Managing Volunteer Corn
If your combine was not set for collecting smaller kernels created by the drought, many of them went out the back with the stover, and have performed well in germination tests throughout the field. But now you are planning to take advantage of the high market prices and the crop insurance guarantee for 2013 wheat, and have a lush green field of volunteer corn in the way. Normally it could be burned down with either Round up or Liberty, but your 2012 corn had both glyphosate and gluphosinate tolerance and its offspring carry those genes as well.
Johnson and Legleiter suggest two alternatives.

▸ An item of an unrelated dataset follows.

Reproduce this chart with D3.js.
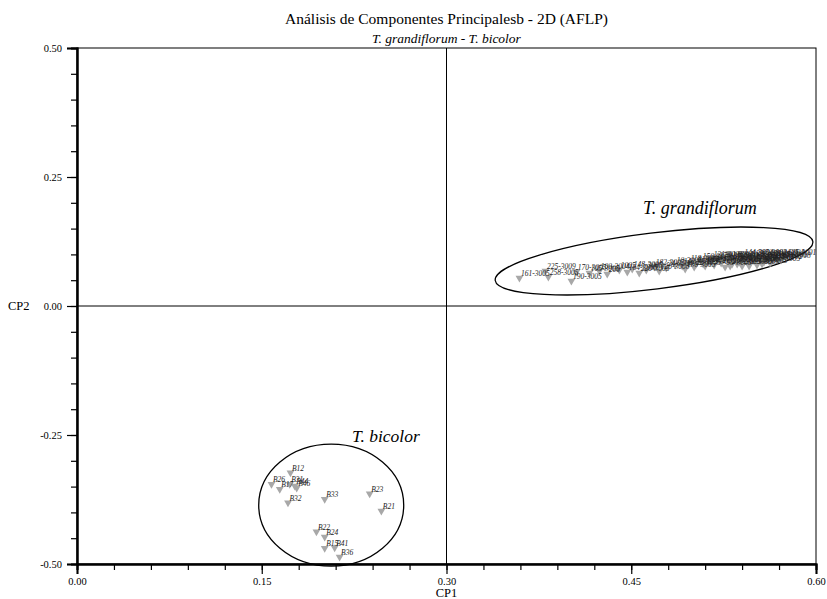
<!DOCTYPE html>
<html>
<head>
<meta charset="utf-8">
<script src="https://cdn.jsdelivr.net/npm/d3@7"></script>
<style>
  html, body { margin: 0; padding: 0; background: #fff; }
  svg { display: block; font-family: "Liberation Serif", "Times New Roman", serif; }
</style>
</head>
<body>
<svg id="chart" width="827" height="599"></svg>
<script>
// Axis ticks
const xTicks = [0.00, 0.15, 0.30, 0.45, 0.60];
const yTicks = [-0.50, -0.25, 0.00, 0.25, 0.50];

// T. bicolor accessions (CP1, CP2)
const bicolorLabels = ["B12", "B26", "B17", "B31", "B44", "B46", "B32", "B33", "B23", "B21", "B22", "B24", "B15", "B41", "B36"];
const bicolorCP1 = [0.1733, 0.1579, 0.1646, 0.1727, 0.1768, 0.1784, 0.1713, 0.2011, 0.2376, 0.2471, 0.1944, 0.2011, 0.2011, 0.2092, 0.2132];
const bicolorCP2 = [-0.3231, -0.3455, -0.3552, -0.3455, -0.3488, -0.3527, -0.3812, -0.3746, -0.3638, -0.3973, -0.4374, -0.4477, -0.4696, -0.4684, -0.4864];

// T. grandiflorum accessions (CP1, CP2)
const grandiLabels = ["161-3005", "225-3009", "258-3005", "190-3005", "170-3005", "105-3005", "100-3004", "200", "1005", "164-3005",
  "148-3006", "220-3005", "3005", "182-3005", "120-3008", "24-3004", "10-3006", "142-3001", "136-3005", "118-3002",
  "22-3005", "210-3004", "156-3003", "3008", "172-3005", "184-3001", "131-3006", "112-3005", "176-3002", "140-3005",
  "201-3004", "95-3005", "167-3003", "215-3005", "108-3007", "188-3001", "150-3005", "126-3004", "230-3005", "144-3002",
  "160-3006", "115-3005", "195-3003", "132-3001", "178-3004", "205-3002", "158-3005", "138-3007", "3005", "212-3001",
  "122-3006", "186-3003", "168-3005", "145-3002", "102-3004", "198-3001", "114-3008", "125-3001"];
const grandiCP1 = [0.3592, 0.3803, 0.3827, 0.4014, 0.4054, 0.4160, 0.4241, 0.4305, 0.4403, 0.4468,
  0.4508, 0.4565, 0.4622, 0.4687, 0.4727, 0.4784, 0.4857, 0.4914, 0.4938, 0.4970,
  0.5011, 0.5027, 0.5068, 0.5084, 0.5100, 0.5141, 0.5157, 0.5173, 0.5206, 0.5230,
  0.5246, 0.5262, 0.5287, 0.5303, 0.5319, 0.5343, 0.5360, 0.5376, 0.5400, 0.5408,
  0.5424, 0.5449, 0.5457, 0.5473, 0.5497, 0.5514, 0.5521, 0.5546, 0.5562, 0.5578,
  0.5595, 0.5611, 0.5627, 0.5643, 0.5660, 0.5684, 0.5716, 0.5757];
const grandiCP2 = [0.0543, 0.0678, 0.0562, 0.0484, 0.0659, 0.0640, 0.0678, 0.0620, 0.0698, 0.0659,
  0.0717, 0.0640, 0.0698, 0.0756, 0.0678, 0.0736, 0.0795, 0.0775, 0.0717, 0.0833,
  0.0756, 0.0814, 0.0872, 0.0814, 0.0775, 0.0853, 0.0911, 0.0795, 0.0891, 0.0833,
  0.0911, 0.0756, 0.0872, 0.0775, 0.0814, 0.0911, 0.0814, 0.0853, 0.0775, 0.0950,
  0.0891, 0.0833, 0.0775, 0.0930, 0.0872, 0.0950, 0.0795, 0.0911, 0.0814, 0.0853,
  0.0891, 0.0930, 0.0833, 0.0872, 0.0950, 0.0911, 0.0891, 0.0950];

// Group ellipses (centre in CP units)
const groupNames = ["T. grandiflorum", "T. bicolor"];
const groupCP1 = [0.4685, 0.2064];
const groupCP2 = [0.0872, -0.386];

const svg = d3.select("#chart");
const W = 827, H = 599;
const m = { left: 77, right: 11, top: 48, bottom: 35 };

const x = d3.scaleLinear().domain([0, 0.6]).range([m.left, W - m.right]);
const y = d3.scaleLinear().domain([-0.5, 0.5]).range([H - m.bottom, m.top]);
const fmt = d => d.toFixed(2);

// Titles
svg.append("text").attr("x", x(0.3)).attr("y", 24).attr("text-anchor", "middle")
  .attr("font-size", 15.5).text("Análisis de Componentes Principalesb - 2D (AFLP)");
svg.append("text").attr("x", x(0.3)).attr("y", 43).attr("text-anchor", "middle")
  .attr("font-size", 13.5).attr("font-style", "italic").text("T. grandiflorum - T. bicolor");

// Frame and crosshair through CP2 = 0 and the centre of CP1
svg.append("rect").attr("x", x(0)).attr("y", y(0.5))
  .attr("width", x(0.6) - x(0)).attr("height", y(-0.5) - y(0.5))
  .attr("fill", "none").attr("stroke", "#000").attr("stroke-width", 1);
svg.append("line").attr("x1", x(0.3)).attr("x2", x(0.3)).attr("y1", y(0.5)).attr("y2", y(-0.5))
  .attr("stroke", "#000").attr("stroke-width", 1);
svg.append("line").attr("x1", x(0)).attr("x2", x(0.6)).attr("y1", y(0)).attr("y2", y(0))
  .attr("stroke", "#000").attr("stroke-width", 1);

// Axes: major ticks with labels, minor ticks between
const xMinor = d3.range(0, 0.6001, 0.03);
const yMinor = d3.range(-0.5, 0.5001, 0.05);

const gx = svg.append("g").attr("transform", `translate(0,${y(-0.5)})`);
gx.call(d3.axisBottom(x).tickValues(xMinor).tickSize(6).tickFormat(""));
gx.append("g").call(d3.axisBottom(x).tickValues(xTicks).tickSize(10).tickPadding(4).tickFormat(fmt));

const gy = svg.append("g").attr("transform", `translate(${x(0)},0)`);
gy.call(d3.axisLeft(y).tickValues(yMinor).tickSize(6).tickFormat(""));
gy.append("g").call(d3.axisLeft(y).tickValues(yTicks).tickSize(10).tickPadding(5).tickFormat(fmt));

svg.selectAll(".domain").attr("stroke", "#000").attr("stroke-width", 2);
svg.selectAll(".tick line").attr("stroke", "#000").attr("stroke-width", 1.2);
svg.selectAll(".tick text").attr("font-family", "Liberation Serif").attr("font-size", 10.5).attr("fill", "#000");

// Axis titles
svg.append("text").attr("x", x(0.3)).attr("y", 597).attr("text-anchor", "middle")
  .attr("font-size", 12.5).text("CP1");
svg.append("text").attr("x", 8).attr("y", y(0) + 4).attr("font-size", 12.5).text("CP2");

// Group ellipses
const ell = svg.append("g").attr("fill", "none").attr("stroke", "#000").attr("stroke-width", 1.3);
ell.append("ellipse")
  .attr("transform", `translate(${x(groupCP1[0])},${y(groupCP2[0])}) rotate(-7)`)
  .attr("rx", 160).attr("ry", 28);
ell.append("ellipse")
  .attr("transform", `translate(${x(groupCP1[1])},${y(groupCP2[1])})`)
  .attr("rx", 72.5).attr("ry", 61);

svg.append("text").attr("x", 643).attr("y", 214).attr("font-size", 18).attr("font-style", "italic").text(groupNames[0]);
svg.append("text").attr("x", 352).attr("y", 442).attr("font-size", 17.5).attr("font-style", "italic").text(groupNames[1]);

// Points: grey downward triangles with italic accession labels
const tri = d3.symbol().type(d3.symbolTriangle).size(26);
function drawGroup(labels, cp1, cp2) {
  const pts = labels.map((l, i) => ({ l, a: cp1[i], b: cp2[i] }));
  const g = svg.append("g");
  g.selectAll("path").data(pts).join("path")
    .attr("d", tri)
    .attr("transform", d => `translate(${x(d.a)},${y(d.b)}) rotate(180)`)
    .attr("fill", "#a8a8a8");
  g.selectAll("text").data(pts).join("text")
    .attr("x", d => x(d.a) + 1.5)
    .attr("y", d => y(d.b) - 2)
    .attr("font-size", 7.5).attr("font-style", "italic").attr("fill", "#222")
    .text(d => d.l);
}
drawGroup(grandiLabels, grandiCP1, grandiCP2);
drawGroup(bicolorLabels, bicolorCP1, bicolorCP2);
</script>
</body>
</html>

- Fields containing volunteers following a RR/LL crop can only be controlled with applications of gramaxone or by tillage. Grass herbicides cannot be used to control volunteer corn prior to wheat planting as rotational restriction to wheat vary from 30 to 120 days. If choosing to apply Gramaxone, be aware that applications can result in variable control.
- Fields containing heavy volunteer corn populations that are glyphosate and glufosinate tolerant would be best managed with tillage prior to wheat planting.
The 2012 drought has continued to provide challenges well after the diminished harvest. The lack of moisture means a reduced activation of many herbicides, therefore many have not degraded and will impact both fall-planted wheat, and spring planted crops next year. To know whether you have a problem a bioassay can be conducted on a test crop planted into the soil or soil could be tested for residue. Another problem is the emergence of volunteer corn that may contain genetic tolerance for Roundup and Liberty, meaning it can only be managed with a heavy dose of gramoxone or tillage.